## Given instruction
Print only the lines from the top of the data through the line with "share_6_plus = [0.6, 0.6, 22.7, 0.8, 0.0, 30.7, 0.0, 11.3]", both included, skipping every picture.

Entries with chart source code:

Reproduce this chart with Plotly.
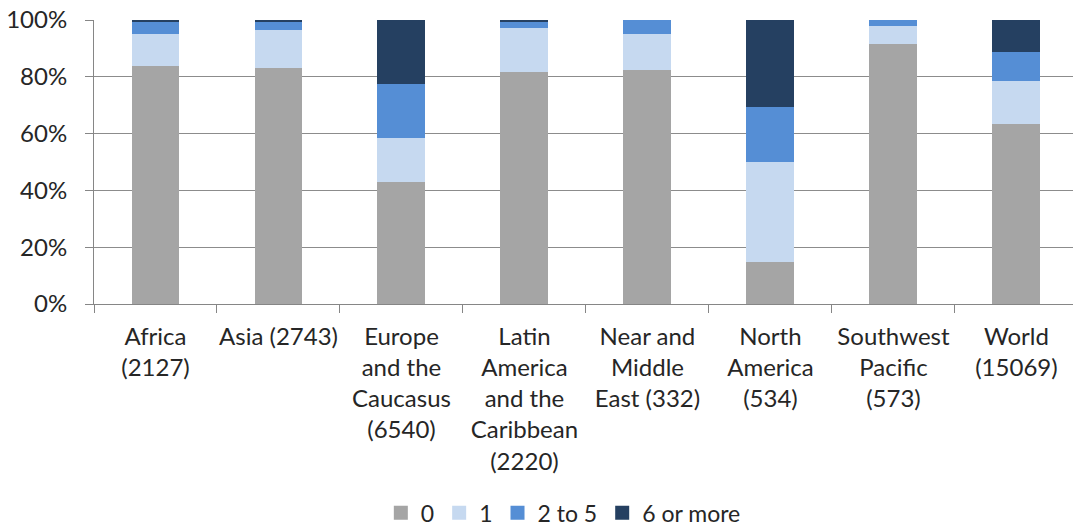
import plotly.graph_objects as go

categories = [
    "Africa<br>(2127)",
    "Asia (2743)",
    "Europe<br>and the<br>Caucasus<br>(6540)",
    "Latin<br>America<br>and the<br>Caribbean<br>(2220)",
    "Near and<br>Middle<br>East (332)",
    "North<br>America<br>(534)",
    "Southwest<br>Pacific<br>(573)",
    "World<br>(15069)",
]

share_0 = [83.7, 83.2, 43.1, 81.6, 82.4, 14.7, 91.4, 63.4]
share_1 = [11.3, 13.2, 15.4, 15.7, 12.7, 35.2, 6.5, 15.1]
share_2_to_5 = [4.4, 3.0, 18.8, 1.9, 4.9, 19.4, 2.1, 10.2]
share_6_plus = [0.6, 0.6, 22.7, 0.8, 0.0, 30.7, 0.0, 11.3]

series = [
    ("0", share_0, "#a5a5a5"),
    ("1", share_1, "#c6d9f0"),
    ("2 to 5", share_2_to_5, "#558ed5"),
    ("6 or more", share_6_plus, "#254061"),
]

font_family = "Lato, 'Open Sans', sans-serif"
text_color = "#262626"

fig = go.Figure()
for name, vals, color in series:
    fig.add_trace(go.Bar(
        x=categories, y=vals, name=name, legendgroup=name,
        marker=dict(color=color, line=dict(width=0)),
        showlegend=False,
    ))
# small square swatches for the legend
for name, vals, color in series:
    fig.add_trace(go.Scatter(
        x=[None], y=[None], mode="markers", name=name, legendgroup=name,
        marker=dict(symbol="square", size=14, color=color),
        showlegend=True,
    ))

fig.update_layout(
    barmode="stack",
    bargap=0.61,
    width=1073, height=526,
    margin=dict(l=94, r=0, t=20, b=222, autoexpand=False),
    paper_bgcolor="white",
    plot_bgcolor="white",
    font=dict(family=font_family, size=24, color=text_color),
    legend=dict(
        orientation="h",
        xref="container", yref="container",
        x=0.525, xanchor="center",
        y=0.025, yanchor="middle",
        font=dict(size=23, color=text_color),
        itemwidth=30,
        traceorder="normal",
        tracegroupgap=0,
    ),
    xaxis=dict(
        range=[-0.5, 7.46],
        showline=True, linecolor="#868686", linewidth=1,
        ticks="outside", ticklen=8, tickcolor="#868686",
        tickson="boundaries",
        showgrid=False,
        tickangle=0,
        automargin=False,
        tickfont=dict(size=24, color=text_color),
        ticklabelstandoff=11,
    ),
    yaxis=dict(
        range=[0, 100],
        tickvals=[0, 20, 40, 60, 80, 100],
        ticktext=["0%", "20%", "40%", "60%", "80%", "100%"],
        showline=True, linecolor="#868686", linewidth=1,
        ticks="outside", ticklen=8, tickcolor="#868686",
        showgrid=True, gridcolor="#8c8c8c", gridwidth=1,
        zeroline=False,
        automargin=False,
        tickfont=dict(size=24, color=text_color),
        ticklabelstandoff=13,
    ),
)

fig.write_html("out.html")
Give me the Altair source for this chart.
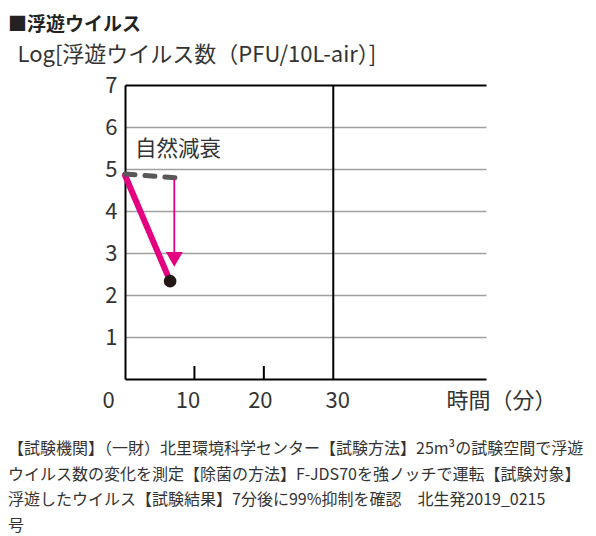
import altair as alt
import pandas as pd

# ---- texts ----
heading = "■浮遊ウイルス"
y_title = "Log[浮遊ウイルス数（PFU/10L-air）]"
x_title = "時間（分）"
annotation = ["自然減衰"]
note_lines = [
    "【試験機関】（一財）北里環境科学センター【試験方法】25m³の試験空間で浮遊",
    "ウイルス数の変化を測定【除菌の方法】F-JDS70を強ノッチで運転【試験対象】",
    "浮遊したウイルス【試験結果】7分後に99%抑制を確認　北生発2019_0215",
    "号",
]

# ---- axis ticks ----
x_ticks = [0, 10, 20, 30]
y_ticks = [1, 2, 3, 4, 5, 6, 7]
inner_ticks = [10, 20]
frame_x = [30]

# ---- series (minutes, log value) ----
treat_t = [0, 6.5]
treat_v = [4.85, 2.33]
natural_t = [0, 8.2]
natural_v = [4.88, 4.78]
arrow_t = [7.1]
arrow_from = [4.75]
arrow_to = [3.0]
arrow_head_v = [2.85]
annot_t = [1.44]
annot_v = [5.45]

FONT = "Noto Sans CJK JP"
TXT = "#333333"
PINK = "#e4007f"

xs = alt.Scale(domain=[0, 52], nice=False, zero=False)
ys = alt.Scale(domain=[0, 7], nice=False, zero=False)

x_axis = alt.Axis(
    values=x_ticks, grid=False, ticks=False, tickSize=0,
    domainColor="#000000", domainWidth=2,
    labelFont=FONT, labelFontSize=22, labelColor=TXT,
    labelPadding=21, labelBaseline="middle", labelFlush=False,
    labelOffset={
        "condition": [
            {"test": "datum.value === 0", "value": -17},
            {"test": "datum.value === 10", "value": -7},
            {"test": "datum.value === 30", "value": 4},
        ],
        "value": -4,
    },
    title=x_title, titleFont=FONT, titleFontSize=22, titleFontWeight="normal",
    titleColor=TXT, titleX=376, titleY=21, titleAlign="center", titleBaseline="middle",
    titleAngle=0,
)
y_axis = alt.Axis(
    values=y_ticks, grid=True, ticks=False, tickSize=0,
    gridColor={"condition": {"test": "datum.value === 7", "value": "#000000"}, "value": "#a0a0a0"},
    gridWidth={"condition": {"test": "datum.value === 7", "value": 2}, "value": 1.5},
    domainColor="#000000", domainWidth=2,
    labelFont=FONT, labelFontSize=22, labelColor=TXT, labelPadding=8,
    title=y_title, titleFont=FONT, titleFontSize=22, titleFontWeight="normal",
    titleColor=TXT, titleAngle=0, titleX=-108, titleY=-31,
    titleAlign="left", titleBaseline="middle",
)


def X(field="t"):
    return alt.X(f"{field}:Q", scale=xs, axis=x_axis)


def Y(field="v"):
    return alt.Y(f"{field}:Q", scale=ys, axis=y_axis)


treat_df = pd.DataFrame({"t": treat_t, "v": treat_v})
natural_df = pd.DataFrame({"t": natural_t, "v": natural_v})

treat_line = alt.Chart(treat_df).mark_line(color=PINK, strokeWidth=6, strokeCap="round").encode(
    x=X(), y=Y(),
)

frame_rule = alt.Chart(pd.DataFrame({"t": frame_x})).mark_rule(color="#000000", strokeWidth=2).encode(
    x=X(),
)

tick_rules = alt.Chart(pd.DataFrame({"t": inner_ticks, "v": [0] * len(inner_ticks)})).mark_rule(
    color="#000000", strokeWidth=2
).encode(
    x=X(), y=Y(), y2=alt.datum(0.31),
)

natural_line = alt.Chart(natural_df).mark_line(
    color="#595757", strokeWidth=5, strokeDash=[10, 10], strokeCap="round"
).encode(x=X(), y=Y())

arrow_df = pd.DataFrame({"t": arrow_t, "v": arrow_from, "v2": arrow_to, "h": arrow_head_v})
arrow_shaft = alt.Chart(arrow_df).mark_rule(color=PINK, strokeWidth=1.8).encode(
    x=X(), y=Y(), y2="v2:Q",
)
arrow_head = alt.Chart(arrow_df).mark_point(
    shape="triangle-down", filled=True, color=PINK, size=289, opacity=1
).encode(x=X(), y=Y("h"))

end_dot = alt.Chart(treat_df.iloc[[-1]]).mark_circle(color="#231815", size=160, opacity=1).encode(
    x=X(), y=Y(),
)

annot = alt.Chart(pd.DataFrame({"t": annot_t, "v": annot_v, "s": annotation})).mark_text(
    font=FONT, fontSize=21.5, color=TXT, align="left", baseline="middle"
).encode(x=X(), y=Y(), text="s:N")

head = alt.Chart(pd.DataFrame({"s": [heading]})).mark_text(
    font=FONT, fontSize=19, fontWeight="bold", color="#222222", align="left", baseline="middle"
).encode(x=alt.value(-117), y=alt.value(-60), text="s:N")

note = alt.Chart(pd.DataFrame({"s": ["\n".join(note_lines)]})).mark_text(
    font=FONT, fontSize=16, color=TXT, align="left", baseline="alphabetic",
    lineBreak="\n", lineHeight=25.5,
).encode(x=alt.value(-117), y=alt.value(369), text="s:N")

chart = alt.layer(
    treat_line, frame_rule, tick_rules, natural_line, arrow_shaft, arrow_head, end_dot, annot, head, note
).properties(
    width=361, height=294,
    background="#ffffff",
    autosize=alt.AutoSizeParams(type="none"),
    padding={"left": 117, "top": 77, "right": 102, "bottom": 157},
).configure_view(strokeWidth=0)

chart.save("out.html", embed_options={"renderer": "svg", "actions": False})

## Task output
Reproduce this chart with Plotly.
import plotly.graph_objects as go

categories = [
    "Africa<br>(2127)",
    "Asia (2743)",
    "Europe<br>and the<br>Caucasus<br>(6540)",
    "Latin<br>America<br>and the<br>Caribbean<br>(2220)",
    "Near and<br>Middle<br>East (332)",
    "North<br>America<br>(534)",
    "Southwest<br>Pacific<br>(573)",
    "World<br>(15069)",
]

share_0 = [83.7, 83.2, 43.1, 81.6, 82.4, 14.7, 91.4, 63.4]
share_1 = [11.3, 13.2, 15.4, 15.7, 12.7, 35.2, 6.5, 15.1]
share_2_to_5 = [4.4, 3.0, 18.8, 1.9, 4.9, 19.4, 2.1, 10.2]
share_6_plus = [0.6, 0.6, 22.7, 0.8, 0.0, 30.7, 0.0, 11.3]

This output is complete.